1) What task_scheduler_init really do? Start/Restart X number of threads and waiting for incoming task in task queue and anything else?
2) How may task_scheduler_init an application could have? is it per thread or per application based?
3) What is the relationship of task_scheduler_init and task_group? I would assume a task_scheduler_init could associate with many task_group(s), but a task_group could onlyrelate with one task_schedule_init. is it right? if it is, what is a good way to balance it in practice.
4) if more than one task_schedler_init, will multiple task_schedule_init(s) compete underlying resources, like cpus
4) what is the overhead of create a task?
Thanks in advance!
Even easier. As of (I think) Intel TBB 2.2 or so, you don't even need to create your own task_scheduler_init objects. Current releases can create the needed task_scheduler_init object automatically and in the background. The only reason a developer using a current Intel TBB version would need to explicitly create task_scheduler_init objects is if they are playing some sort of thread pool size magic: for example forcinga thread pool to be larger or smaller than the nominal one SW thread per hardware thread. You might manage your own object experimentally to test the resource demands of your application or to provide a means to adjust thread pool size for such purposes.
The whole point of this architecture is to reduce overhead: TBB task creation is a much less expensive operation than OS thread creation, so Intel TBB amortizes the cost of thread creation by creating one pool that gets reused over the lifetime of the process. It's definitely more efficient to schedule work as a set of Intel TBB tasks than it is to create and destroy threads (ala pthreads, etc.) as demand dictates.
Though as Robert noticed, RTFM never hurts, effects of task_scheduler_init are indeed not as obvious as it might seem, especially if you are concerned about the actual actions that take place under the hood. I think Ill have to write a blog about the current state of TBB initialization and deinitialization to cover all nuances and pitfalls. Meanwhile here are the basic details of what task_scheduler_init does (and you could also have a look at this blog).
When the first task_scheduler_init object is instantiated in the process, it initializes internal thread pool manager, but no threads are created.
When the same thread repeatedly creates more task_scheduler_init objects, this is essentially no-op.
When another thread instantiates its first task_scheduler_init object, it attaches to existing thread pool manager, but can specify different concurrency level (see the aforementioned blog for more details).
Thus task_scheduler_init creation has both global and local effects.
If a thread executes an operation that requires the scheduler to be initialized (creates a task, invokes parallel algorithm, etc.), but no task_scheduler_init exist in this thread, the scheduler will be automatically initialized. In this case its concurrency level will be default (that is maximal parallelism supported by hardware), and (what may be extremely important in some cases) such scheduler instance will exist until its thread terminates.
TBB worker threads are created when the first task is spawned.
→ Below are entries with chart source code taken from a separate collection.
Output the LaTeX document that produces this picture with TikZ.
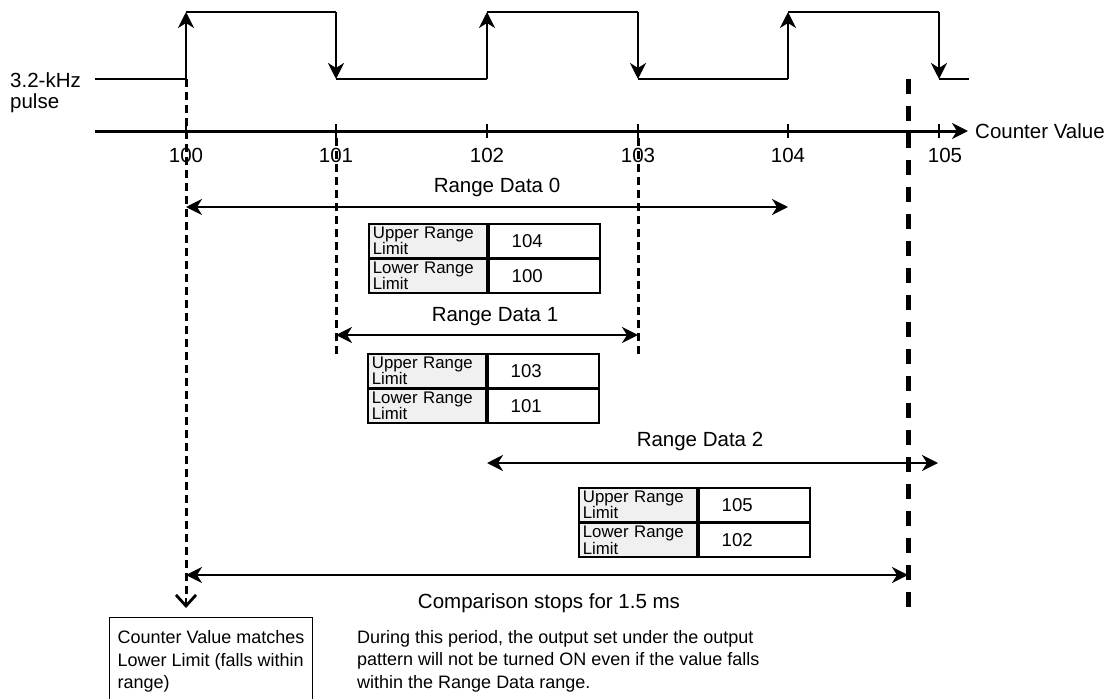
\documentclass[tikz,border=0pt]{standalone}
\usepackage{fontspec}
\setmainfont{Liberation Sans}
\usetikzlibrary{arrows.meta}
\newcommand\mainfs{\fontsize{20.5}{24}\selectfont}
\newcommand\notefs{\fontsize{18}{22.5}\selectfont}
\newcommand\valfs{\fontsize{18.6}{22}\selectfont}
\newcommand\labfs{\fontsize{16.8}{14.8}\selectfont}
\tikzset{
  sigline/.style={line width=2.5pt},
  edgearrow/.style={line width=2.5pt,-{Stealth[length=16pt,width=16pt,inset=5pt]}},
  axisline/.style={line width=3pt,-{Stealth[length=16pt,width=16pt,inset=5pt]}},
  tickmark/.style={line width=1.6pt},
  thindash/.style={line width=3pt,dash pattern=on 8pt off 5pt},
  thickdash/.style={line width=5pt,dash pattern=on 15pt off 12pt},
  rangearrow/.style={line width=2.5pt,{Stealth[length=16pt,width=16pt,inset=5pt]}-{Stealth[length=16pt,width=16pt,inset=5pt]}},
  barbtip/.style={line width=2.8pt,-{Straight Barb[length=11pt,width=20pt,line width=2.8pt]}},
  txt/.style={font=\mainfs,inner sep=0pt},
  labcell/.style={draw,line width=1.8pt,fill=black!6,minimum height=33.5pt,text width=110pt,inner xsep=4pt,inner ysep=0pt,align=left,font=\labfs},
  valcell/.style={draw,line width=1.8pt,minimum height=33.5pt,text width=65pt,inner xsep=23pt,inner ysep=0pt,align=left,font=\valfs},
}
\newcommand\rtable[5]{%
  \node[labcell,anchor=north west] (#1ul) at (#2,#3) {Upper Range\\Limit};
  \node[valcell,anchor=north west] (#1uv) at (#1ul.north east) {#4};
  \node[labcell,anchor=north west] (#1ll) at (#1ul.south west) {Lower Range\\Limit};
  \node[valcell,anchor=north west] (#1lv) at (#1ll.north east) {#5};}
\begin{document}
\begin{tikzpicture}[x=1pt,y=-1pt]
\useasboundingbox (0,0) rectangle (1117,699);
% pulse coordinates
\coordinate (s0) at (95,79);
\foreach \n/\x in {100/186,101/336,102/487,103/638,104/788,105/939}{
  \coordinate (lo\n) at (\x,79);
  \coordinate (hi\n) at (\x,12);
}
\coordinate (s1) at (969,79);
\draw[sigline] (s0) -- (lo100);
\draw[sigline] (hi100) -- (hi101);
\draw[sigline] (lo101) -- (lo102);
\draw[sigline] (hi102) -- (hi103);
\draw[sigline] (lo103) -- (lo104);
\draw[sigline] (hi104) -- (hi105);
\draw[sigline] (lo105) -- (s1);
\draw[edgearrow] (lo100) -- (hi100);
\draw[edgearrow] (hi101) -- (lo101);
\draw[edgearrow] (lo102) -- (hi102);
\draw[edgearrow] (hi103) -- (lo103);
\draw[edgearrow] (lo104) -- (hi104);
\draw[edgearrow] (hi105) -- (lo105);
\node[txt,anchor=west] (pl1) at (10,80) {3.2-kHz};
\node[txt,anchor=west] (pl2) at (10,103) {pulse};
% axis
\coordinate (a0) at (95,131);
\coordinate (a1) at (968,131);
\draw[axisline] (a0) -- (a1);
\node[txt,anchor=west] (cv) at (975,131) {Counter Value};
\foreach \n/\x/\lx in {100/186/186,101/336/336,102/487/487,103/638/638,104/788/788,105/939/945}{
  \draw[tickmark] (\x,124) -- (\x,138);
  \node[txt] (lab\n) at (\lx,155) {\n};
}
% dashed guides
\coordinate (d100m) at (186,598);
\coordinate (d100b) at (186,608);
\draw[thindash] (lo100) -- (d100m);
\draw[barbtip] (d100m) -- (d100b);
\coordinate (d101t) at (336,138);
\coordinate (d101b) at (336,355);
\draw[thindash] (d101t) -- (d101b);
\coordinate (d103t) at (638,138);
\coordinate (d103b) at (638,355);
\draw[thindash] (d103t) -- (d103b);
\coordinate (stopt) at (908,79);
\coordinate (stopb) at (908,618);
\draw[thickdash] (stopt) -- (stopb);
% range data 0
\coordinate (r0a) at (186,207); \coordinate (r0b) at (788,207);
\draw[rangearrow] (r0a) -- (r0b);
\node[txt] (r0t) at (497,187) {Range Data 0};
\rtable{ta}{368}{223}{104}{100}
% range data 1
\coordinate (r1a) at (336,335); \coordinate (r1b) at (638,335);
\draw[rangearrow] (r1a) -- (r1b);
\node[txt] (r1t) at (495,317) {Range Data 1};
\rtable{tb}{367}{353}{103}{101}
% range data 2
\coordinate (r2a) at (487,463); \coordinate (r2b) at (938,463);
\draw[rangearrow] (r2a) -- (r2b);
\node[txt] (r2t) at (700,441) {Range Data 2};
\rtable{tc}{578}{487}{105}{102}
% comparison
\coordinate (ca) at (186,575); \coordinate (cb) at (908,575);
\draw[rangearrow] (ca) -- (cb);
\node[txt] (ct) at (549,603) {Comparison stops for 1.5 ms};
% notes
\node[draw,line width=1.2pt,anchor=north west,minimum width=198pt,minimum height=100pt,inner xsep=8pt,inner ysep=0pt,align=left,font=\notefs] (box) at (109,617) {\rule{0pt}{26pt}Counter Value matches\\Lower Limit (falls within\\range)\\[26pt]};
\node[anchor=north west,inner sep=0pt,align=left,font=\notefs] (para) at (357,630) {During this period, the output set under the output\\pattern will not be turned ON even if the value falls\\within the Range Data range.};
\end{tikzpicture}
\end{document}
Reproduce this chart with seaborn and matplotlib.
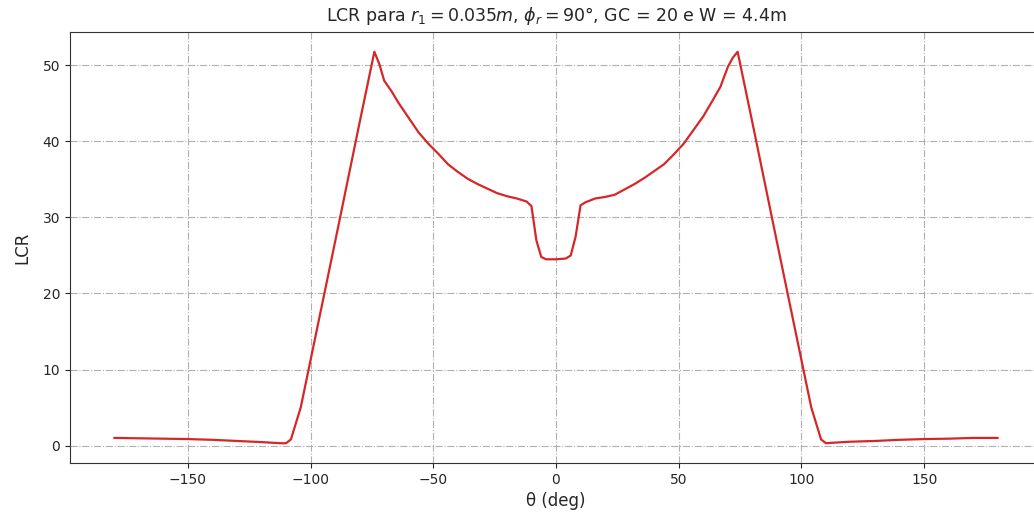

Class task_group is just a convenient abstraction built on top of TBB tasking API. In this regard it is close to TBB parallel algorithms. Thus there is no relation between the number of task groups and task_scheduler_init instances.
As a general remark, if your problem maps well to one of the TBB parallel algorithms, youll always be better off using them than task groups or tasks directly.
Overhead of task creation is amortized and normally is a few dozens of clock ticks. But you may need to add the cost of task spawning (and retrieval from the task pool), which may vary from a few dozens to a few hundred clock ticks depending on many factors (uniformity of your data range, concurrency level, etc.). There are a number of techniques described in the Tutorial (e.g. various kinds of task recycling) that can be used to decrease the cost task manipulations. In particular TBB parallel algorithms rely on them heavily, which makes them so efficient in most cases.